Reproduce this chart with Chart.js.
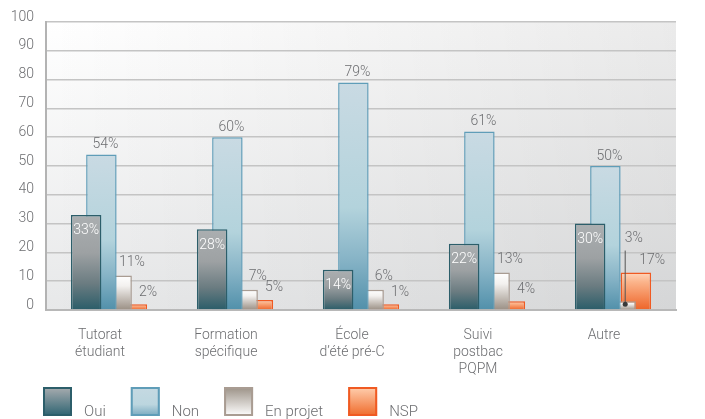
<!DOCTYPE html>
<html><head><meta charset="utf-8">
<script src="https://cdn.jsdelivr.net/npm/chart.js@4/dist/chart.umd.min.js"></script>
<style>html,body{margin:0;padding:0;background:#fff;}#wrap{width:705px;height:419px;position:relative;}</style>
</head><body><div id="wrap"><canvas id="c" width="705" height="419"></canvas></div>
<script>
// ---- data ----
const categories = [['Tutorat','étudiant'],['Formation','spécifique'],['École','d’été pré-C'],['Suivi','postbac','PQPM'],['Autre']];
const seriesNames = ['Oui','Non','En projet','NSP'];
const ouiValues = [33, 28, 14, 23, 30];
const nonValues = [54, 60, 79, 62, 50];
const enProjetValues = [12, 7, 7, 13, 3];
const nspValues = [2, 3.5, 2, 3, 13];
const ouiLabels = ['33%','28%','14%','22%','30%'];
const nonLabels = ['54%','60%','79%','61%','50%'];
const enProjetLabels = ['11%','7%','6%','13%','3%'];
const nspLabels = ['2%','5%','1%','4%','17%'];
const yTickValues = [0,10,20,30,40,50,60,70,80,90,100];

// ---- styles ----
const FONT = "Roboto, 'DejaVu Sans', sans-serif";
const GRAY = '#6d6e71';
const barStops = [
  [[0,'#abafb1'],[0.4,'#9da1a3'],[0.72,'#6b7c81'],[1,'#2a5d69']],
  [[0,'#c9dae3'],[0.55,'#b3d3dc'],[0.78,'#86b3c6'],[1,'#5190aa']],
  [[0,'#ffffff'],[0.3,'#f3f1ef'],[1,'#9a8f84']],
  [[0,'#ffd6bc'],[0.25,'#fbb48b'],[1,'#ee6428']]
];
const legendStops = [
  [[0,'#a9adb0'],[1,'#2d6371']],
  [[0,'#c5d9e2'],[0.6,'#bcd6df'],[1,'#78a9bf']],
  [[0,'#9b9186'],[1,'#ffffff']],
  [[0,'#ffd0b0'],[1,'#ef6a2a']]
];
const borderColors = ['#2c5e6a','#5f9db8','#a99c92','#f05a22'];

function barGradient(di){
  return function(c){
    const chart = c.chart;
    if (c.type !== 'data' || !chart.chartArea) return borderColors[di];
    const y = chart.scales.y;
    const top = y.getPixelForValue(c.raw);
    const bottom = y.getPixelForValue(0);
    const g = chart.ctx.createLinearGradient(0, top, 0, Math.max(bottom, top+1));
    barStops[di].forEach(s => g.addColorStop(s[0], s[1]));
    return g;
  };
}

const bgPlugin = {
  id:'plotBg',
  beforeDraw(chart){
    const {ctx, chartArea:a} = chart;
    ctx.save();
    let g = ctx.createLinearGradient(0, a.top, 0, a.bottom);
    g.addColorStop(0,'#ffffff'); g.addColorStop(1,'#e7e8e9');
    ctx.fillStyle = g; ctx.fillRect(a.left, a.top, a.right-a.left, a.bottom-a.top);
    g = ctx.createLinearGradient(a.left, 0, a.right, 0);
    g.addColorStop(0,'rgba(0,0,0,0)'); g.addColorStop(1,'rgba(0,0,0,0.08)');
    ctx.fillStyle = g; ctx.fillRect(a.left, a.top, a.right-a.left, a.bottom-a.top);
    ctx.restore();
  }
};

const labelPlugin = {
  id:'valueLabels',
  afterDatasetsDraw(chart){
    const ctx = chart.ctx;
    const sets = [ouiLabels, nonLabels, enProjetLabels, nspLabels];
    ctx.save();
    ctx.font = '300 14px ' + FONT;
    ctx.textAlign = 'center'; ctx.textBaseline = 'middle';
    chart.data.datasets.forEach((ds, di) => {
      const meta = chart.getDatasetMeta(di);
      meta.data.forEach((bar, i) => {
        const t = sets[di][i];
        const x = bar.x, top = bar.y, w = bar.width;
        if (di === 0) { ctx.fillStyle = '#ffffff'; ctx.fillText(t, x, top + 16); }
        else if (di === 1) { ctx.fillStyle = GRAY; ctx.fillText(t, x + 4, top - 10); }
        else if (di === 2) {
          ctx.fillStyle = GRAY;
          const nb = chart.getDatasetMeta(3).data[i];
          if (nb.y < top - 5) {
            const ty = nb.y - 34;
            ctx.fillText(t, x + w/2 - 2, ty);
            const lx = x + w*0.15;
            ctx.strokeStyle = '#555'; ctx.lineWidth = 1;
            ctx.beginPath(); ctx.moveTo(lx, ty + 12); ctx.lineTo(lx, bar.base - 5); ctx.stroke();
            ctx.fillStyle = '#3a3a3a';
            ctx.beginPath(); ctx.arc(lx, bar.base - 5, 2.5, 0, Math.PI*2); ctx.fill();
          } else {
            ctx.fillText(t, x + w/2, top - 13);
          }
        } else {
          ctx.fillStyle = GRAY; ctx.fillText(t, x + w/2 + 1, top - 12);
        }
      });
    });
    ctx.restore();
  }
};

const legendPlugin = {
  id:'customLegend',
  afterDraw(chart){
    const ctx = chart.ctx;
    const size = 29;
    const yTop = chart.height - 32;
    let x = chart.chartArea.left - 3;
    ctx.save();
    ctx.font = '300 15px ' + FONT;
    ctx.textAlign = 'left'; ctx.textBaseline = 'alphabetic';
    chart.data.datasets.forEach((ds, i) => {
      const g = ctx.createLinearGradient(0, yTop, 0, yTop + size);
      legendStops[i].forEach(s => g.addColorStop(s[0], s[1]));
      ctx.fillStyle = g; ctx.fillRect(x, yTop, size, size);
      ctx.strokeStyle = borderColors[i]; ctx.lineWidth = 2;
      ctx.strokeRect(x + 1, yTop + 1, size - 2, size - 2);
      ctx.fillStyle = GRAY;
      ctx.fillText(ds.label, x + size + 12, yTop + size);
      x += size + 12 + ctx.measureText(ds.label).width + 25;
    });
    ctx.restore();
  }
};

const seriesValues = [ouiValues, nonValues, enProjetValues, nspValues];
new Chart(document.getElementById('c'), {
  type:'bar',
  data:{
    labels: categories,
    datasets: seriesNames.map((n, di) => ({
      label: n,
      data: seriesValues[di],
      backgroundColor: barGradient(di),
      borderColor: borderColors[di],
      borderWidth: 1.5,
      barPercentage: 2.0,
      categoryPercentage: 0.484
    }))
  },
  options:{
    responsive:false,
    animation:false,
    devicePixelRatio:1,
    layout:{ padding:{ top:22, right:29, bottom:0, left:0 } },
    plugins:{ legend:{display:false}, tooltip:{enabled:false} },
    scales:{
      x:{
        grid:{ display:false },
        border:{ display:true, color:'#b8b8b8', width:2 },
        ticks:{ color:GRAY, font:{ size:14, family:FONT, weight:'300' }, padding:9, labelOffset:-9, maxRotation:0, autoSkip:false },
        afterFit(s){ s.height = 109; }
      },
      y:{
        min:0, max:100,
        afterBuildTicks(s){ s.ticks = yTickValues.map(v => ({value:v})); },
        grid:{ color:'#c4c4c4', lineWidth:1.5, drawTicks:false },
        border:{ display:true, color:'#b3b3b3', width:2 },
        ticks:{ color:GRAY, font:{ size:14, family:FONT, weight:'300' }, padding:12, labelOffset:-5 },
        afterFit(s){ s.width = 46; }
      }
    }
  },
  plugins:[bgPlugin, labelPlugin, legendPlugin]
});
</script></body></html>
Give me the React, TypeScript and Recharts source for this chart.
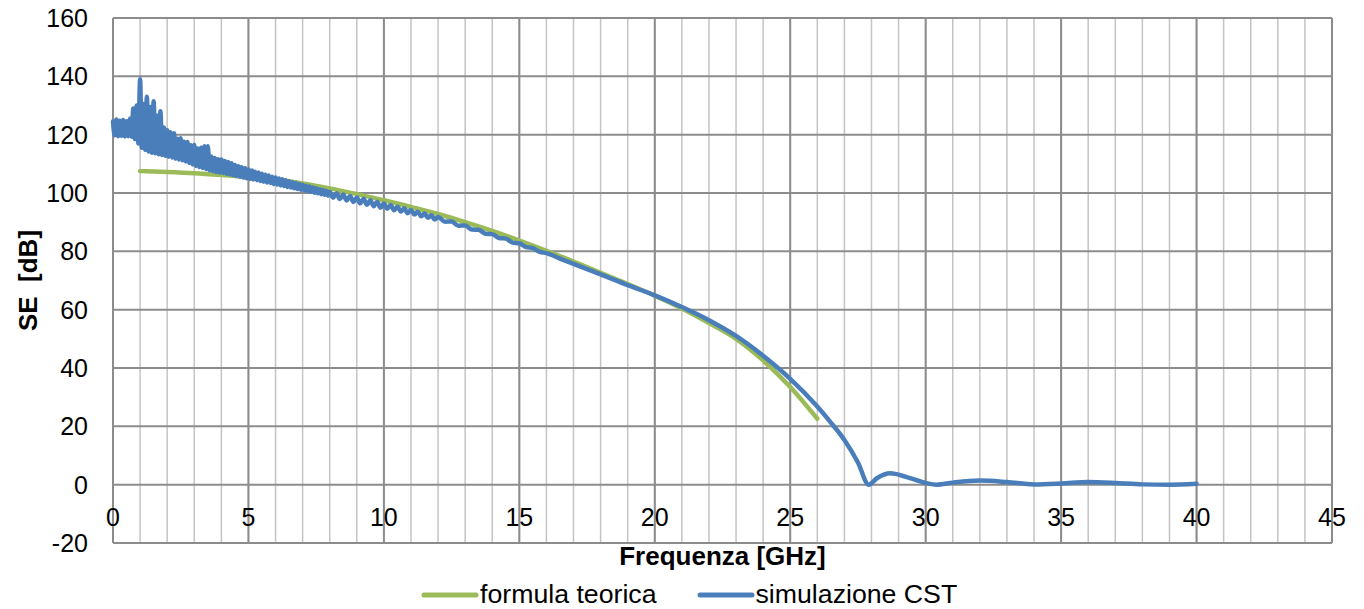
★ ★ ★ ★ ★
*Exercise directions*
Leaving aside the images, write out the entries above word for word.

*Exercise response*
Reproduce this chart with Chart.js.
<!DOCTYPE html>
<html><head><meta charset="utf-8">
<script src="https://cdn.jsdelivr.net/npm/chart.js@4/dist/chart.umd.min.js"></script>
<style>html,body{margin:0;padding:0;background:#fff;}#wrap{width:705px;height:419px;position:relative;}</style>
</head><body><div id="wrap"><canvas id="c" width="705" height="419"></canvas></div>
<script>
// ---- data ----
const categories = [['Tutorat','étudiant'],['Formation','spécifique'],['École','d’été pré-C'],['Suivi','postbac','PQPM'],['Autre']];
const seriesNames = ['Oui','Non','En projet','NSP'];
const ouiValues = [33, 28, 14, 23, 30];
const nonValues = [54, 60, 79, 62, 50];
const enProjetValues = [12, 7, 7, 13, 3];
const nspValues = [2, 3.5, 2, 3, 13];
const ouiLabels = ['33%','28%','14%','22%','30%'];
const nonLabels = ['54%','60%','79%','61%','50%'];
const enProjetLabels = ['11%','7%','6%','13%','3%'];
const nspLabels = ['2%','5%','1%','4%','17%'];
const yTickValues = [0,10,20,30,40,50,60,70,80,90,100];

// ---- styles ----
const FONT = "Roboto, 'DejaVu Sans', sans-serif";
const GRAY = '#6d6e71';
const barStops = [
  [[0,'#abafb1'],[0.4,'#9da1a3'],[0.72,'#6b7c81'],[1,'#2a5d69']],
  [[0,'#c9dae3'],[0.55,'#b3d3dc'],[0.78,'#86b3c6'],[1,'#5190aa']],
  [[0,'#ffffff'],[0.3,'#f3f1ef'],[1,'#9a8f84']],
  [[0,'#ffd6bc'],[0.25,'#fbb48b'],[1,'#ee6428']]
];
const legendStops = [
  [[0,'#a9adb0'],[1,'#2d6371']],
  [[0,'#c5d9e2'],[0.6,'#bcd6df'],[1,'#78a9bf']],
  [[0,'#9b9186'],[1,'#ffffff']],
  [[0,'#ffd0b0'],[1,'#ef6a2a']]
];
const borderColors = ['#2c5e6a','#5f9db8','#a99c92','#f05a22'];

function barGradient(di){
  return function(c){
    const chart = c.chart;
    if (c.type !== 'data' || !chart.chartArea) return borderColors[di];
    const y = chart.scales.y;
    const top = y.getPixelForValue(c.raw);
    const bottom = y.getPixelForValue(0);
    const g = chart.ctx.createLinearGradient(0, top, 0, Math.max(bottom, top+1));
    barStops[di].forEach(s => g.addColorStop(s[0], s[1]));
    return g;
  };
}

const bgPlugin = {
  id:'plotBg',
  beforeDraw(chart){
    const {ctx, chartArea:a} = chart;
    ctx.save();
    let g = ctx.createLinearGradient(0, a.top, 0, a.bottom);
    g.addColorStop(0,'#ffffff'); g.addColorStop(1,'#e7e8e9');
    ctx.fillStyle = g; ctx.fillRect(a.left, a.top, a.right-a.left, a.bottom-a.top);
    g = ctx.createLinearGradient(a.left, 0, a.right, 0);
    g.addColorStop(0,'rgba(0,0,0,0)'); g.addColorStop(1,'rgba(0,0,0,0.08)');
    ctx.fillStyle = g; ctx.fillRect(a.left, a.top, a.right-a.left, a.bottom-a.top);
    ctx.restore();
  }
};

const labelPlugin = {
  id:'valueLabels',
  afterDatasetsDraw(chart){
    const ctx = chart.ctx;
    const sets = [ouiLabels, nonLabels, enProjetLabels, nspLabels];
    ctx.save();
    ctx.font = '300 14px ' + FONT;
    ctx.textAlign = 'center'; ctx.textBaseline = 'middle';
    chart.data.datasets.forEach((ds, di) => {
      const meta = chart.getDatasetMeta(di);
      meta.data.forEach((bar, i) => {
        const t = sets[di][i];
        const x = bar.x, top = bar.y, w = bar.width;
        if (di === 0) { ctx.fillStyle = '#ffffff'; ctx.fillText(t, x, top + 16); }
        else if (di === 1) { ctx.fillStyle = GRAY; ctx.fillText(t, x + 4, top - 10); }
        else if (di === 2) {
          ctx.fillStyle = GRAY;
          const nb = chart.getDatasetMeta(3).data[i];
          if (nb.y < top - 5) {
            const ty = nb.y - 34;
            ctx.fillText(t, x + w/2 - 2, ty);
            const lx = x + w*0.15;
            ctx.strokeStyle = '#555'; ctx.lineWidth = 1;
            ctx.beginPath(); ctx.moveTo(lx, ty + 12); ctx.lineTo(lx, bar.base - 5); ctx.stroke();
            ctx.fillStyle = '#3a3a3a';
            ctx.beginPath(); ctx.arc(lx, bar.base - 5, 2.5, 0, Math.PI*2); ctx.fill();
          } else {
            ctx.fillText(t, x + w/2, top - 13);
          }
        } else {
          ctx.fillStyle = GRAY; ctx.fillText(t, x + w/2 + 1, top - 12);
        }
      });
    });
    ctx.restore();
  }
};

const legendPlugin = {
  id:'customLegend',
  afterDraw(chart){
    const ctx = chart.ctx;
    const size = 29;
    const yTop = chart.height - 32;
    let x = chart.chartArea.left - 3;
    ctx.save();
    ctx.font = '300 15px ' + FONT;
    ctx.textAlign = 'left'; ctx.textBaseline = 'alphabetic';
    chart.data.datasets.forEach((ds, i) => {
      const g = ctx.createLinearGradient(0, yTop, 0, yTop + size);
      legendStops[i].forEach(s => g.addColorStop(s[0], s[1]));
      ctx.fillStyle = g; ctx.fillRect(x, yTop, size, size);
      ctx.strokeStyle = borderColors[i]; ctx.lineWidth = 2;
      ctx.strokeRect(x + 1, yTop + 1, size - 2, size - 2);
      ctx.fillStyle = GRAY;
      ctx.fillText(ds.label, x + size + 12, yTop + size);
      x += size + 12 + ctx.measureText(ds.label).width + 25;
    });
    ctx.restore();
  }
};

const seriesValues = [ouiValues, nonValues, enProjetValues, nspValues];
new Chart(document.getElementById('c'), {
  type:'bar',
  data:{
    labels: categories,
    datasets: seriesNames.map((n, di) => ({
      label: n,
      data: seriesValues[di],
      backgroundColor: barGradient(di),
      borderColor: borderColors[di],
      borderWidth: 1.5,
      barPercentage: 2.0,
      categoryPercentage: 0.484
    }))
  },
  options:{
    responsive:false,
    animation:false,
    devicePixelRatio:1,
    layout:{ padding:{ top:22, right:29, bottom:0, left:0 } },
    plugins:{ legend:{display:false}, tooltip:{enabled:false} },
    scales:{
      x:{
        grid:{ display:false },
        border:{ display:true, color:'#b8b8b8', width:2 },
        ticks:{ color:GRAY, font:{ size:14, family:FONT, weight:'300' }, padding:9, labelOffset:-9, maxRotation:0, autoSkip:false },
        afterFit(s){ s.height = 109; }
      },
      y:{
        min:0, max:100,
        afterBuildTicks(s){ s.ticks = yTickValues.map(v => ({value:v})); },
        grid:{ color:'#c4c4c4', lineWidth:1.5, drawTicks:false },
        border:{ display:true, color:'#b3b3b3', width:2 },
        ticks:{ color:GRAY, font:{ size:14, family:FONT, weight:'300' }, padding:12, labelOffset:-5 },
        afterFit(s){ s.width = 46; }
      }
    }
  },
  plugins:[bgPlugin, labelPlugin, legendPlugin]
});
</script></body></html>
Give me the React, TypeScript and Recharts source for this chart.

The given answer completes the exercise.